Nancy Knowlton, former Sant Chair for Marine Science at the Smithsonian Institution, describes the Allen Coral Atlas’ mapping techniques as able to “really transform our ability to understand what’s happening (to coral reefs) essentially in real time over the entire globe, and nothing like that’s been possible before.”

The Center for Global Discovery and Conservation Science is able to use the data from the atlas to work with local groups to operate coral “nurseries” in the ocean such as the ‘Āko‘ako‘a Reef Restoration Program on Hawai‘i Island and anticipates leveraging the observatory to see if corals grown in the nurseries and seeded on damaged reefs are growing successfully. The Global Futures Laboratory also has a coral nursery operated by Liza Roger that is set up within the Walton Center for Planetary Health on the ASU Tempe campus.

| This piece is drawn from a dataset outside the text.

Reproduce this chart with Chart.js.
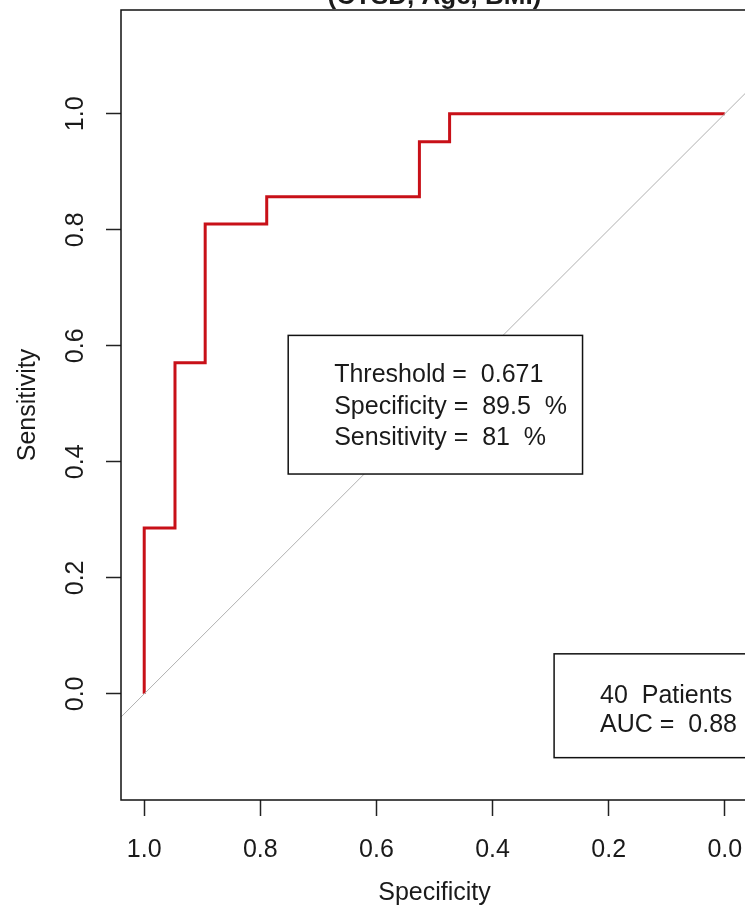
<!DOCTYPE html>
<html><head><meta charset="utf-8">
<script src="https://cdn.jsdelivr.net/npm/chart.js@4.4.0/dist/chart.umd.min.js"></script>
<style>
html,body{margin:0;padding:0;background:#fff;overflow:hidden;width:745px;height:910px}
#wrap{position:absolute;left:0;top:0;width:760px;height:910px}
canvas{display:block}
</style>
</head><body><div id="wrap"><canvas id="c" width="760" height="910"></canvas></div>
<script>
// ROC curve corner points (specificity, sensitivity)
const specificity = [1.000, 1.000, 0.947, 0.947, 0.895, 0.895, 0.789, 0.789, 0.526, 0.526, 0.474, 0.474, 0.000];
const sensitivity = [0.000, 0.286, 0.286, 0.571, 0.571, 0.810, 0.810, 0.857, 0.857, 0.952, 0.952, 1.000, 1.000];
const xTicks = [1.0, 0.8, 0.6, 0.4, 0.2, 0.0];
const yTicks = [0.0, 0.2, 0.4, 0.6, 0.8, 1.0];
const titleText = '(CTSD, Age, BMI)';
const xTitle = 'Specificity';
const yTitle = 'Sensitivity';
const thresholdLines = ['Threshold =  0.671', 'Specificity =  89.5  %', 'Sensitivity =  81  %'];
const aucLines = ['40  Patients', 'AUC =  0.88'];

const X_MIN = -0.04, X_MAX = 1.04, Y_MIN = -0.183, Y_MAX = 1.179;
const FONT = 'Liberation Sans, Arial, sans-serif';
const TXT = '#1a1a1a';

const overlay = {
  id: 'overlay',
  afterDatasetsDraw(chart) {
    const {ctx, chartArea: a, scales: {x, y}} = chart;
    ctx.save();
    function box(x0, x1, y0, y1, lines, tx, bases) {
      const L = x.getPixelForValue(x0), R = x.getPixelForValue(x1);
      const T = y.getPixelForValue(y0), B = y.getPixelForValue(y1);
      ctx.fillStyle = '#fff';
      ctx.fillRect(L, T, R - L, B - T);
      ctx.strokeStyle = '#111';
      ctx.lineWidth = 1.5;
      ctx.strokeRect(L, T, R - L, B - T);
      ctx.fillStyle = TXT;
      ctx.font = '25px ' + FONT;
      ctx.textAlign = 'left';
      ctx.textBaseline = 'alphabetic';
      lines.forEach((s, i) => ctx.fillText(s, L + tx, T + bases[i]));
    }
    box(0.752, 0.245, 0.618, 0.379, thresholdLines, 46, [47, 79, 110]);
    box(0.294, -0.12, 0.069, -0.110, aucLines, 46, [49, 78]);
    ctx.strokeStyle = '#111';
    ctx.lineWidth = 1.5;
    ctx.strokeRect(a.left, a.top, a.right - a.left, a.bottom - a.top);
    ctx.restore();
  },
  afterDraw(chart) {
    const {ctx, chartArea: a, scales: {y}} = chart;
    ctx.save();
    ctx.fillStyle = TXT;
    ctx.font = '25px ' + FONT;
    ctx.textAlign = 'center';
    ctx.textBaseline = 'alphabetic';
    yTicks.forEach(v => {
      const py = y.getPixelForValue(v);
      ctx.save();
      ctx.translate(83, py);
      ctx.rotate(-Math.PI / 2);
      ctx.fillText(v.toFixed(1), 0, 0);
      ctx.restore();
    });
    ctx.save();
    ctx.translate(35, (a.top + a.bottom) / 2);
    ctx.rotate(-Math.PI / 2);
    ctx.fillText(yTitle, 0, 0);
    ctx.restore();
    ctx.font = 'bold 26px ' + FONT;
    ctx.fillText(titleText, (a.left + a.right) / 2, 4);
    ctx.restore();
  }
};

new Chart(document.getElementById('c'), {
  type: 'scatter',
  data: {
    datasets: [
      { data: [{x: X_MAX, y: 1 - X_MAX}, {x: X_MIN, y: 1 - X_MIN}], showLine: true,
        borderColor: '#b0b0b0', borderWidth: 1, pointRadius: 0 },
      { data: specificity.map((s, i) => ({x: s, y: sensitivity[i]})), showLine: true,
        borderColor: 'rgb(200,16,24)', borderWidth: 3, pointRadius: 0, tension: 0,
        borderJoinStyle: 'miter' }
    ]
  },
  options: {
    responsive: false, animation: false, devicePixelRatio: 1,
    layout: {padding: {top: 10, right: 12, left: 0, bottom: 0}},
    plugins: {legend: {display: false}, tooltip: {enabled: false}, title: {display: false}},
    scales: {
      x: {
        type: 'linear', reverse: true, min: X_MIN, max: X_MAX,
        afterBuildTicks: s => { s.ticks = xTicks.map(v => ({value: v})); },
        afterFit: s => { s.height = 110; s.paddingLeft = 0; s.paddingRight = 0; },
        grid: {drawOnChartArea: false, drawTicks: true, tickLength: 16, tickColor: '#222', tickWidth: 1.5},
        border: {display: false},
        ticks: {color: TXT, font: {family: FONT, size: 25}, padding: 19, maxRotation: 0, minRotation: 0,
                autoSkip: false, callback: v => Number(v).toFixed(1)},
        title: {display: true, text: xTitle, color: TXT, font: {family: FONT, size: 25}, padding: {top: 0, bottom: 2}}
      },
      y: {
        type: 'linear', min: Y_MIN, max: Y_MAX,
        afterBuildTicks: s => { s.ticks = yTicks.map(v => ({value: v})); },
        afterFit: s => { s.width = 121; s.paddingTop = 0; s.paddingBottom = 0; },
        grid: {drawOnChartArea: false, drawTicks: true, tickLength: 15, tickColor: '#222', tickWidth: 1.5},
        border: {display: false},
        ticks: {display: false}
      }
    }
  },
  plugins: [overlay]
});
</script>
</body></html>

It’s a direction Crow is happy to see. He describes the traditional academic approach as “rigid, siloed thinking” while ASU has created instead a culture that’s “about the understanding and the solution, not about the protection of the discipline.” 

It is this exact approach that has been central to the establishment of the School of Ocean Futures, founded under its current Director Susanne Neuer, with active laboratories in the Pacific and Atlantic oceans. ASU faculty and researchers in the Atlantic Ocean are also applying decades of discovery practice and conservation efforts at the ASU Bermuda Institute of Ocean Sciences, originally founded in 1903 and merged with ASU in 2021. ASU BIOS is the home of the Research Vessel Atlantic Explorer, a U.S. flagged ocean class vessel in the U.S. Academic Research Fleet, as well as long-term research projects like the Bermuda Atlantic Time-series Study that has conducted monthly collections of physical, biological and chemical properties of the Atlantic since 1988.

Having a research station with the legacy and robust facilities that ASU BIOS provides at the point of one of the world’s northernmost coral reefs and at the western mouth of the Sargasso Sea, one of the world’s most diverse open-ocean ecosystems, allows researchers and students from ASU, as well as other institutions from around the world, access to singular insights and perspectives.

“Interdisciplinary science has long been the spirit and centerpiece of the research programs at ASU BIOS,” says Craig Carlson, ASU BIOS’ newly named president and CEO.

“Analogous to the dynamic interactive environment of being at sea on a research vessel, ASU’s School of Ocean Futures and BIOS’s collaborative teams embrace real-time adaptive strategies to tackle critical challenges in marine science. An approach that leads to discoveries and solutions.”